To investigate the underlying mechanism of age related mobility changes, two
other tests are incorporated:
* The cognition of hte subjects will be tested using a reaction time test.
Subjects sit behind the computer with their middle and forefinger on two keys
of the typewriter. Four squares will appear at the computer screen. Or all
sqares are red and one of them will change in green (=uncued condition) or two
red squares appear at the left (right) side while one square at the rigth
(left) side will turn green. Subjects have to push the corresponding key on the
typewriter as fast but also as accurate as possible. With this test the ability
to change an automatich repons (in stead of responding left when stimulus
appears left) can be investigated using reaction times. First the subjects get
an instruction, than they get the possibility to try and esxercise 10 times,
while afterwards the real test will start. 120 attempts are performed in which
the cued and uncued stimuli appear with different time intervals (100ms, 250ms,
500ms, 750ms and 12000 ms).

* Muscle strenght of the right lower leg is tested using the Cybex. Subjects
have to produce maximal force during an extension and flexion test.

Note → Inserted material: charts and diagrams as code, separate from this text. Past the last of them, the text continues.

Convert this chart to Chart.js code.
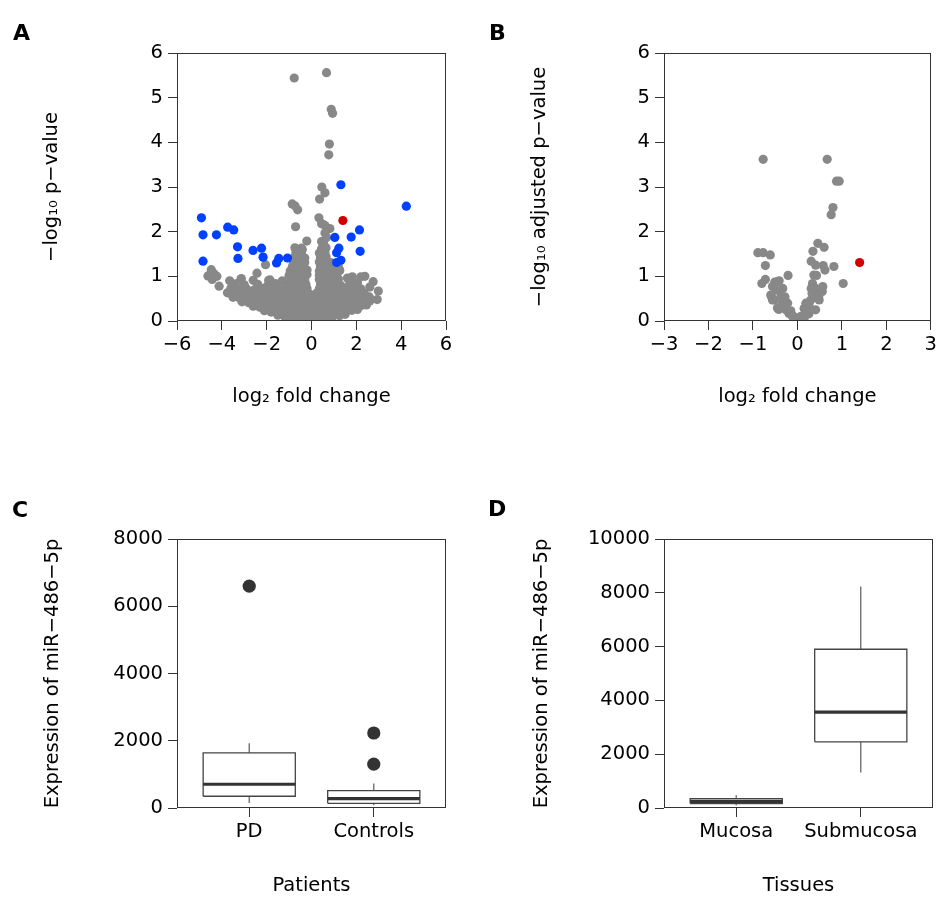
<!DOCTYPE html>
<html><head><meta charset="utf-8">
<script src="https://cdn.jsdelivr.net/npm/chart.js@4.4.1/dist/chart.umd.min.js"></script>
<style>
html,body{margin:0;padding:0;background:#fff;}
#wrap{position:relative;width:940px;height:908px;overflow:hidden;background:#fff;}
canvas{position:absolute;}
.lbl{position:absolute;font:bold 22px "DejaVu Sans";line-height:22px;color:#000;}
</style></head><body>
<div id="wrap">
<canvas id="cA" width="470" height="450" style="left:0;top:0"></canvas>
<canvas id="cB" width="470" height="450" style="left:470px;top:0"></canvas>
<canvas id="cC" width="470" height="458" style="left:0;top:450px"></canvas>
<canvas id="cD" width="470" height="458" style="left:470px;top:450px"></canvas>
<div class="lbl" style="left:13px;top:22px">A</div>
<div class="lbl" style="left:489px;top:22px">B</div>
<div class="lbl" style="left:12px;top:499px">C</div>
<div class="lbl" style="left:488px;top:498px">D</div>
</div>
<script>
// ---------- Panel A: volcano plot (log2 fold change vs -log10 p-value) ----------
const grayA = [
 [-0.9,0.04],[-0.6,0.03],[-0.3,0.02],[0.0,0.03],[0.3,0.02],[0.6,0.04],[0.9,0.05],
 [-1.5,0.13],[-1.2,0.1],[-0.9,0.12],[-0.6,0.11],[-0.3,0.12],[0.05,0.1],[0.35,0.12],[0.65,0.11],[0.95,0.13],[1.25,0.12],[1.5,0.15],
 [-2.1,0.23],[-1.8,0.2],[-1.5,0.22],[-1.2,0.21],[-0.9,0.23],[-0.6,0.22],[-0.3,0.21],[0.0,0.22],[0.3,0.23],[0.6,0.21],[0.9,0.22],[1.2,0.23],[1.5,0.21],[1.8,0.24],[2.05,0.26],
 [-2.6,0.33],[-2.3,0.31],[-2.0,0.32],[-1.7,0.3],[-1.4,0.33],[-1.1,0.31],[-0.8,0.32],[-0.5,0.33],[-0.2,0.31],[0.1,0.32],[0.4,0.33],[0.7,0.31],[1.0,0.32],[1.3,0.33],[1.6,0.31],[1.9,0.32],[2.2,0.34],[2.45,0.36],
 [-3.1,0.43],[-2.8,0.41],[-2.5,0.42],[-2.2,0.4],[-1.9,0.43],[-1.6,0.41],[-1.3,0.42],[-1.0,0.43],[-0.7,0.41],[-0.4,0.42],[-0.1,0.43],[0.2,0.41],[0.5,0.42],[0.8,0.43],[1.1,0.41],[1.4,0.42],[1.7,0.43],[2.0,0.41],[2.3,0.43],[2.6,0.45],
 [-3.5,0.53],[-3.2,0.51],[-2.9,0.52],[-2.6,0.5],[-2.3,0.53],[-2.0,0.52],[-1.7,0.51],[-1.4,0.53],[-1.1,0.52],[-0.8,0.51],[-0.5,0.53],[-0.2,0.52],[0.1,0.51],[0.4,0.53],[0.7,0.52],[1.0,0.51],[1.3,0.53],[1.6,0.52],[1.9,0.51],[2.2,0.53],[2.5,0.54],
 [-3.75,0.63],[-3.4,0.61],[-3.1,0.62],[-2.8,0.6],[-2.5,0.63],[-2.2,0.62],[-1.9,0.61],[-1.6,0.63],[-1.3,0.62],[-1.0,0.61],[-0.7,0.63],[-0.4,0.62],[-0.1,0.61],[0.25,0.63],[0.55,0.62],[0.85,0.61],[1.15,0.63],[1.45,0.62],[1.75,0.61],[2.05,0.63],[2.35,0.62],
 [-3.6,0.73],[-3.25,0.71],[-2.9,0.72],[-2.55,0.7],[-2.2,0.73],[-1.85,0.72],[-1.5,0.71],[-1.15,0.73],[-0.8,0.72],[-0.5,0.71],[-0.2,0.73],[0.35,0.72],[0.65,0.71],[0.95,0.73],[1.25,0.72],[1.55,0.71],[1.9,0.74],[2.2,0.72],
 [-3.4,0.83],[-3.0,0.81],[-2.4,0.82],[-1.95,0.8],[-1.6,0.84],[-1.2,0.82],[-0.85,0.81],[-0.55,0.83],[-0.25,0.82],[0.4,0.81],[0.7,0.83],[1.0,0.82],[1.3,0.8],[1.7,0.83],[2.05,0.85],
 [-3.15,0.93],[-2.6,0.91],[-1.85,0.92],[-1.3,0.9],[-0.9,0.93],[-0.6,0.92],[-0.3,0.91],[0.35,0.93],[0.6,0.92],[0.9,0.91],[1.2,0.94],[1.6,0.96],
 [-1.0,1.02],[-0.7,1.03],[-0.45,1.01],[-0.2,1.04],[0.35,1.02],[0.6,1.03],[0.85,1.01],[1.1,1.04],
 [-0.95,1.12],[-0.7,1.13],[-0.45,1.11],[-0.2,1.14],[0.35,1.12],[0.6,1.11],[0.9,1.13],[1.25,1.13],
 [-0.85,1.22],[-0.6,1.23],[-0.35,1.21],[0.4,1.22],[0.65,1.24],[0.9,1.21],[1.2,1.22],
 [-0.8,1.32],[-0.55,1.33],[-0.3,1.31],[0.35,1.32],[0.6,1.34],[0.85,1.31],
 [-0.75,1.42],[-0.5,1.43],[-0.3,1.41],[0.4,1.42],[0.65,1.44],
 [-0.7,1.52],[-0.45,1.53],[0.35,1.52],[0.6,1.54],
 [-0.7,1.62],[-0.45,1.63],[0.45,1.62],[0.65,1.64],[0.55,1.72],
 [-0.77,5.44],[0.67,5.56],[0.88,4.74],[0.94,4.65],[0.80,3.96],[0.77,3.72],[0.46,3.0],[0.60,2.87],[0.36,2.73],
 [-0.86,2.62],[-0.74,2.58],[-0.62,2.49],[0.33,2.31],[-0.71,2.11],[0.45,2.18],[0.60,2.14],[0.82,2.07],[0.60,1.97],
 [0.67,1.87],[-0.21,1.79],[0.45,1.78],[-0.74,1.64],[-0.41,1.60],[-2.05,1.26],
 [-4.47,1.15],[-4.35,1.06],[-4.62,1.01],[-4.22,1.0],[-4.43,0.93],[-4.12,0.78],[-3.65,0.90],[-3.13,0.95],[-2.43,1.07],[-1.91,0.91],
 [1.82,0.99],[2.2,0.99],[2.38,1.0],[2.75,0.88],[2.6,0.76],[2.98,0.67],[2.93,0.48],[2.58,0.54],[1.26,1.13],[1.1,1.2]
];
const blueA = [
 [1.31,3.05],[4.23,2.57],[-4.91,2.31],[-4.84,1.93],[-4.24,1.93],[-3.74,2.10],[-3.47,2.04],[-3.30,1.66],
 [-3.28,1.40],[-4.84,1.34],[-2.61,1.58],[-2.23,1.63],[-2.16,1.43],[-1.56,1.30],[-1.46,1.40],[-1.07,1.41],
 [1.04,1.87],[1.77,1.88],[2.14,2.04],[2.17,1.56],[1.22,1.63],[1.12,1.53],[1.31,1.36],[1.12,1.31]
];
const redA = [[1.40,2.25]];

// ---------- Panel B: volcano plot (log2 fold change vs -log10 adjusted p-value) ----------
const grayB = [
 [-0.77,3.62],[0.67,3.62],[0.88,3.13],[0.94,3.13],[0.80,2.54],[0.76,2.38],[0.46,1.74],[0.60,1.65],[0.35,1.56],
 [-0.89,1.53],[-0.77,1.53],[-0.61,1.48],[-0.72,1.24],[0.31,1.34],[0.41,1.25],[0.58,1.24],[0.62,1.14],[0.82,1.22],
 [-0.21,1.02],[0.43,1.02],[-0.72,0.93],[-0.80,0.84],[-0.51,0.87],[-0.41,0.90],[1.03,0.84],[0.34,0.84],[0.31,0.73],
 [0.57,0.77],[0.56,0.66],[0.49,0.47],[-0.58,0.54],[-0.56,0.47],[-0.48,0.69],[-0.33,0.73],[-0.28,0.54],[-0.22,0.40],
 [-0.42,0.26],[-0.33,0.32],[-0.15,0.23],[-0.11,0.13],[-0.04,0.06],[0.04,0.04],[0.19,0.40],[0.15,0.28],[0.22,0.21],
 [0.26,0.16],[0.34,0.62],[0.37,0.54],[0.30,0.47],[0.26,0.36],[0.11,0.11],[0.15,0.06],[-0.56,0.77],[-0.45,0.88],
 [-0.60,0.58],[-0.52,0.47],[-0.37,0.55],[-0.34,0.40],[-0.45,0.29],[-0.26,0.25],[-0.19,0.17],[-0.11,0.10],[0.07,0.10],
 [0.33,0.62],[0.41,0.73],[0.48,0.55],[0.37,1.03],[0.41,0.25]
];
const redB = [[1.40,1.31]];

// ---------- Panel C: boxplot by patients ----------
const groupsC = ['PD', 'Controls'];
const lowC = [150, 80];
const q1C = [349, 140];
const medC = [707, 280];
const q3C = [1642, 519];
const highC = [1922, 728];
const outC = [[6597], [2230, 1304]];

// ---------- Panel D: boxplot by tissues ----------
const groupsD = ['Mucosa', 'Submucosa'];
const lowD = [100, 1319];
const q1D = [164, 2459];
const medD = [250, 3566];
const q3D = [350, 5902];
const highD = [473, 8234];
const outD = [[], []];

const ticksA_x = [-6, -4, -2, 0, 2, 4, 6];
const ticksA_y = [0, 1, 2, 3, 4, 5, 6];
const ticksB_x = [-3, -2, -1, 0, 1, 2, 3];
const ticksC_y = [0, 2000, 4000, 6000, 8000];
const ticksD_y = [0, 2000, 4000, 6000, 8000, 10000];

// ---------- styling ----------
const GRAY = '#888888', BLUE = '#0040ff', RED = '#d00000', AXIS = '#333333', DARK = '#333333';
Chart.defaults.font.family = 'DejaVu Sans';
const tickFont = {family: 'DejaVu Sans', size: 19.5};
const titleFont = {family: 'DejaVu Sans', size: 19.5};
const fmt = v => (v < 0 ? '\u2212' : '') + Math.abs(v);

const framePlugin = {
  id: 'frame',
  afterDatasetsDraw(chart) {
    const {ctx, chartArea: a} = chart;
    ctx.save();
    ctx.strokeStyle = AXIS; ctx.lineWidth = 1;
    const l = Math.round(a.left) + 0.5, t = Math.round(a.top) + 0.5;
    const r = Math.round(a.right) - 0.5, b = Math.round(a.bottom) - 0.5;
    ctx.strokeRect(l, t, r - l, b - t);
    ctx.restore();
  }
};

function axis(opts) {
  const s = {
    type: 'linear',
    min: opts.min, max: opts.max,
    grid: {display: true, drawOnChartArea: false, drawTicks: true, tickLength: 9, color: AXIS, lineWidth: 1},
    border: {display: false},
    ticks: {font: tickFont, color: '#000', padding: opts.pad, maxRotation: 0, autoSkip: false,
            callback: opts.cb || (v => fmt(v))},
    title: {display: true, text: opts.title, font: titleFont, color: '#000', padding: opts.titlePad},
    afterBuildTicks: s2 => { s2.ticks = opts.ticks.map(v => ({value: v})); }
  };
  if (opts.w !== undefined) s.afterFit = sc => { sc.width = opts.w; };
  if (opts.h !== undefined) s.afterFit = sc => { sc.height = opts.h; };
  return s;
}

function pts(arr) { return arr.map(([x, y]) => ({x, y})); }

function baseOptions(padding, xs, ys) {
  return {
    responsive: false, animation: false, devicePixelRatio: 1, events: [],
    layout: {padding},
    plugins: {legend: {display: false}, tooltip: {enabled: false}},
    scales: {x: xs, y: ys}
  };
}

function volcano(id, gray, blue, red, xr, xticks, ytitle, yTitlePadTop, padRight, yw) {
  const datasets = [
    {data: pts(red), backgroundColor: RED, pointRadius: 4.6, pointBorderWidth: 0},
    {data: pts(blue), backgroundColor: BLUE, pointRadius: 4.6, pointBorderWidth: 0},
    {data: pts(gray), backgroundColor: GRAY, pointRadius: 4.6, pointBorderWidth: 0}
  ];
  new Chart(document.getElementById(id), {
    type: 'scatter',
    data: {datasets},
    options: baseOptions({left: 0, right: padRight, top: 53, bottom: 0},
      axis({min: xr[0], max: xr[1], ticks: xticks, pad: 3, title: 'log\u2082 fold change',
            titlePad: {top: 0, bottom: 41}, h: 129}),
      axis({min: 0, max: 6, ticks: ticksA_y, pad: 5, title: ytitle,
            titlePad: {top: yTitlePadTop, bottom: 0}, w: yw})),
    plugins: [framePlugin]
  });
}

const BW = 0.37;
function boxplot(id, groups, low, q1, med, q3, high, outs, ymax, yticks, xtitle, yTitlePadTop, padRight, yw) {
  const meds = [], boxes = [], whisk = [], outliers = [];
  groups.forEach((g, i) => {
    const c = i + 1;
    meds.push({data: [{x: c - BW, y: med[i]}, {x: c + BW, y: med[i]}], showLine: true,
      borderColor: DARK, borderWidth: 3.2, pointRadius: 0, borderCapStyle: 'butt'});
    boxes.push({data: [{x: c - BW, y: q1[i]}, {x: c + BW, y: q1[i]}, {x: c + BW, y: q3[i]},
      {x: c - BW, y: q3[i]}, {x: c - BW, y: q1[i]}], showLine: true, borderColor: '#444',
      borderWidth: 1.3, pointRadius: 0, borderJoinStyle: 'miter', backgroundColor: '#fff'});
    whisk.push({data: [{x: c, y: q3[i]}, {x: c, y: high[i]}], showLine: true,
      borderColor: '#666', borderWidth: 1.3, pointRadius: 0});
    whisk.push({data: [{x: c, y: q1[i]}, {x: c, y: low[i]}], showLine: true,
      borderColor: '#666', borderWidth: 1.3, pointRadius: 0});
    if (outs[i].length) outliers.push({data: outs[i].map(v => ({x: c, y: v})),
      backgroundColor: DARK, pointRadius: 6.6, pointBorderWidth: 0});
  });
  new Chart(document.getElementById(id), {
    type: 'scatter',
    data: {datasets: [...outliers, ...meds, ...boxes, ...whisk]},
    options: baseOptions({left: 0, right: padRight, top: 89, bottom: 0},
      axis({min: 0.42, max: 2.58, ticks: groups.map((g, i) => i + 1), pad: 3, title: xtitle,
            titlePad: {top: 0, bottom: 10}, h: 100, cb: v => groups[v - 1]}),
      axis({min: 0, max: ymax, ticks: yticks, pad: 5, title: 'Expression of miR\u2212486\u22125p',
            titlePad: {top: yTitlePadTop, bottom: 0}, w: yw, cb: v => String(v)})),
    plugins: [framePlugin]
  });
}

volcano('cA', grayA, blueA, redA, [-6, 6], ticksA_x, '\u2212log\u2081\u2080 p\u2212value', 40, 24, 177);
volcano('cB', grayB, [], redB, [-3, 3], ticksB_x, '\u2212log\u2081\u2080 adjusted p\u2212value', 58, 7, 194);
boxplot('cC', groupsC, lowC, q1C, medC, q3C, highC, outC, 8000, ticksC_y, 'Patients', 41, 24, 177);
boxplot('cD', groupsD, lowD, q1D, medD, q3D, highD, outD, 10000, ticksD_y, 'Tissues', 60, 7, 194);
</script>
</body></html>
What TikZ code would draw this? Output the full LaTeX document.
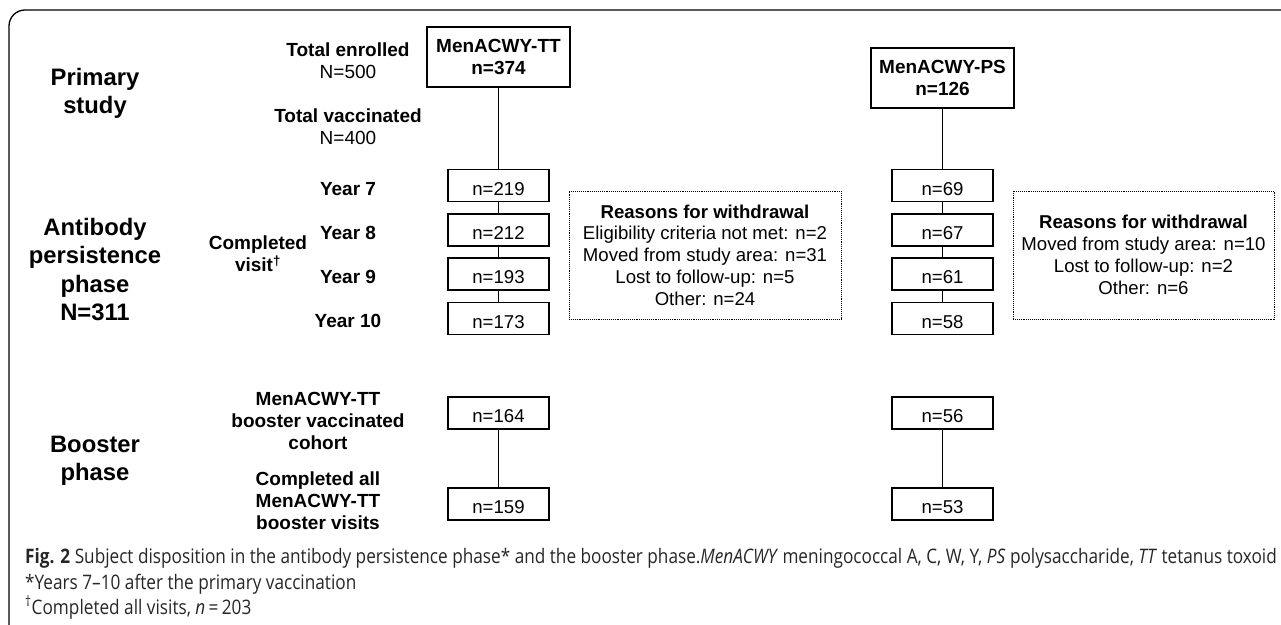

All acceleration data will be analyzed using specific algorithms programmed in
Matlab(c). Statistical analysis will be performed in SPSS using pearson
correlation to investigate correlations between gait parameters, balance
characteristics and the ability to recover from a trip. Moerover Pearson
correlations and regression analysis will be done to investigate the relation
of cognition and muscle strength with fall risk (gait, stumble recovery and
balance). Pearson correlation will also be used to validate the objective gait
and balance test with the Berg Balance Scale. Differences in muscle strengt,
cognition gait, balance and compensation ability between younger and older
subjects will be investigated using ANOVA (p< 0.005).

The total study takes maximal one hour and is performed once.
Because balancing and walking are activities of daily life, no additional
burden or risk is associated with participation.

Only the stumble experiment can be fatique for the participants, but provide no
risk because the subjects are protected by a safety harness.